* _Task instructions_
Copy out the listing that follows, exact in every word, and skip the images.

* _Data shown_

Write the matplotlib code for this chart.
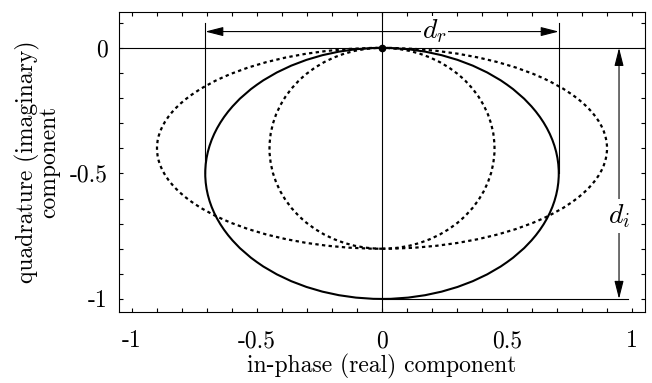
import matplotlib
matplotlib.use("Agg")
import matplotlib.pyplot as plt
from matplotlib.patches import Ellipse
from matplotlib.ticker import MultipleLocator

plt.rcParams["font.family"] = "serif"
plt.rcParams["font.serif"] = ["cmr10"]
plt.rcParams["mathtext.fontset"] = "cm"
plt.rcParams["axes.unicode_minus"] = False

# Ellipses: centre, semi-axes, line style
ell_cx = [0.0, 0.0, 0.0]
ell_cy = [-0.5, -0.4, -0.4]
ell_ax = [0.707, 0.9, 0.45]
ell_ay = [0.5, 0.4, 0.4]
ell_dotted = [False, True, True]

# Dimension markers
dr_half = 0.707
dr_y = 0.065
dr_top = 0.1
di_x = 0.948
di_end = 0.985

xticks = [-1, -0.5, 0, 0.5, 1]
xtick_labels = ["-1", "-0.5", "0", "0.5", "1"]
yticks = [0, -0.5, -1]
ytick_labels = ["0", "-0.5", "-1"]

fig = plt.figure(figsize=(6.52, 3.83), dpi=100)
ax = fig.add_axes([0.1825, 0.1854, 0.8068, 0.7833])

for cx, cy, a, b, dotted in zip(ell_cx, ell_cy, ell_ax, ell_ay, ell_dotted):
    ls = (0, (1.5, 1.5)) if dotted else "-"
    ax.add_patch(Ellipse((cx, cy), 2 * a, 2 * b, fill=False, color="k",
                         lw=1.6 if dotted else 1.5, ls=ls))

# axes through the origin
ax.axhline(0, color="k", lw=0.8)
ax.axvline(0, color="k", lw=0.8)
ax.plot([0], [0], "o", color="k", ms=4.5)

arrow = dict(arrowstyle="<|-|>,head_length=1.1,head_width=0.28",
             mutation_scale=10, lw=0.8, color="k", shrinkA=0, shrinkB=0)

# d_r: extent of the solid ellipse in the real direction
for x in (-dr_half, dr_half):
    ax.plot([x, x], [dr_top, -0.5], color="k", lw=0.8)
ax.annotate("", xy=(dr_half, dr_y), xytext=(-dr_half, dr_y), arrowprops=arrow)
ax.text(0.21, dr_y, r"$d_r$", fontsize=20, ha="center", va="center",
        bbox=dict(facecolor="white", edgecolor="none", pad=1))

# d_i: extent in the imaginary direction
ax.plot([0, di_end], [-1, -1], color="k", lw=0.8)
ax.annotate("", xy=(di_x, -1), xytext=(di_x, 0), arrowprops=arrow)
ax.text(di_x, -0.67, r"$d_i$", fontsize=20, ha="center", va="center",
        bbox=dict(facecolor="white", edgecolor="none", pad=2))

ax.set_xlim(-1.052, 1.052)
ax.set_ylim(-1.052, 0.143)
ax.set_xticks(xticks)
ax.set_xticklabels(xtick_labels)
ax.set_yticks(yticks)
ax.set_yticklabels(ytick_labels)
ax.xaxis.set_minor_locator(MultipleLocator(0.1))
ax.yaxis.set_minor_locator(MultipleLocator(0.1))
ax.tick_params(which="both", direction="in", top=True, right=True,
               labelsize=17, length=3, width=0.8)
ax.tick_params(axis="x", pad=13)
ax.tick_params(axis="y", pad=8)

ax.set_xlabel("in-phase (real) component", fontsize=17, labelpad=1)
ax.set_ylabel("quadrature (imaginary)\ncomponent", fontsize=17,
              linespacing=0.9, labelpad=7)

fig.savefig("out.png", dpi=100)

* _Result for this exercise_
Write the matplotlib code for this chart.
import matplotlib
matplotlib.use("Agg")
import matplotlib.pyplot as plt
from matplotlib.patches import Ellipse
from matplotlib.ticker import MultipleLocator

plt.rcParams["font.family"] = "serif"
plt.rcParams["font.serif"] = ["cmr10"]
plt.rcParams["mathtext.fontset"] = "cm"
plt.rcParams["axes.unicode_minus"] = False

# Ellipses: centre, semi-axes, line style
ell_cx = [0.0, 0.0, 0.0]
ell_cy = [-0.5, -0.4, -0.4]
ell_ax = [0.707, 0.9, 0.45]
ell_ay = [0.5, 0.4, 0.4]
ell_dotted = [False, True, True]

# Dimension markers
dr_half = 0.707
dr_y = 0.065
dr_top = 0.1
di_x = 0.948
di_end = 0.985

xticks = [-1, -0.5, 0, 0.5, 1]
xtick_labels = ["-1", "-0.5", "0", "0.5", "1"]
yticks = [0, -0.5, -1]
ytick_labels = ["0", "-0.5", "-1"]

fig = plt.figure(figsize=(6.52, 3.83), dpi=100)
ax = fig.add_axes([0.1825, 0.1854, 0.8068, 0.7833])

for cx, cy, a, b, dotted in zip(ell_cx, ell_cy, ell_ax, ell_ay, ell_dotted):
    ls = (0, (1.5, 1.5)) if dotted else "-"
    ax.add_patch(Ellipse((cx, cy), 2 * a, 2 * b, fill=False, color="k",
                         lw=1.6 if dotted else 1.5, ls=ls))

# axes through the origin
ax.axhline(0, color="k", lw=0.8)
ax.axvline(0, color="k", lw=0.8)
ax.plot([0], [0], "o", color="k", ms=4.5)

arrow = dict(arrowstyle="<|-|>,head_length=1.1,head_width=0.28",
             mutation_scale=10, lw=0.8, color="k", shrinkA=0, shrinkB=0)

# d_r: extent of the solid ellipse in the real direction
for x in (-dr_half, dr_half):
    ax.plot([x, x], [dr_top, -0.5], color="k", lw=0.8)
ax.annotate("", xy=(dr_half, dr_y), xytext=(-dr_half, dr_y), arrowprops=arrow)
ax.text(0.21, dr_y, r"$d_r$", fontsize=20, ha="center", va="center",
        bbox=dict(facecolor="white", edgecolor="none", pad=1))

# d_i: extent in the imaginary direction
ax.plot([0, di_end], [-1, -1], color="k", lw=0.8)
ax.annotate("", xy=(di_x, -1), xytext=(di_x, 0), arrowprops=arrow)
ax.text(di_x, -0.67, r"$d_i$", fontsize=20, ha="center", va="center",
        bbox=dict(facecolor="white", edgecolor="none", pad=2))

ax.set_xlim(-1.052, 1.052)
ax.set_ylim(-1.052, 0.143)
ax.set_xticks(xticks)
ax.set_xticklabels(xtick_labels)
ax.set_yticks(yticks)
ax.set_yticklabels(ytick_labels)
ax.xaxis.set_minor_locator(MultipleLocator(0.1))
ax.yaxis.set_minor_locator(MultipleLocator(0.1))
ax.tick_params(which="both", direction="in", top=True, right=True,
               labelsize=17, length=3, width=0.8)
ax.tick_params(axis="x", pad=13)
ax.tick_params(axis="y", pad=8)

ax.set_xlabel("in-phase (real) component", fontsize=17, labelpad=1)
ax.set_ylabel("quadrature (imaginary)\ncomponent", fontsize=17,
              linespacing=0.9, labelpad=7)

fig.savefig("out.png", dpi=100)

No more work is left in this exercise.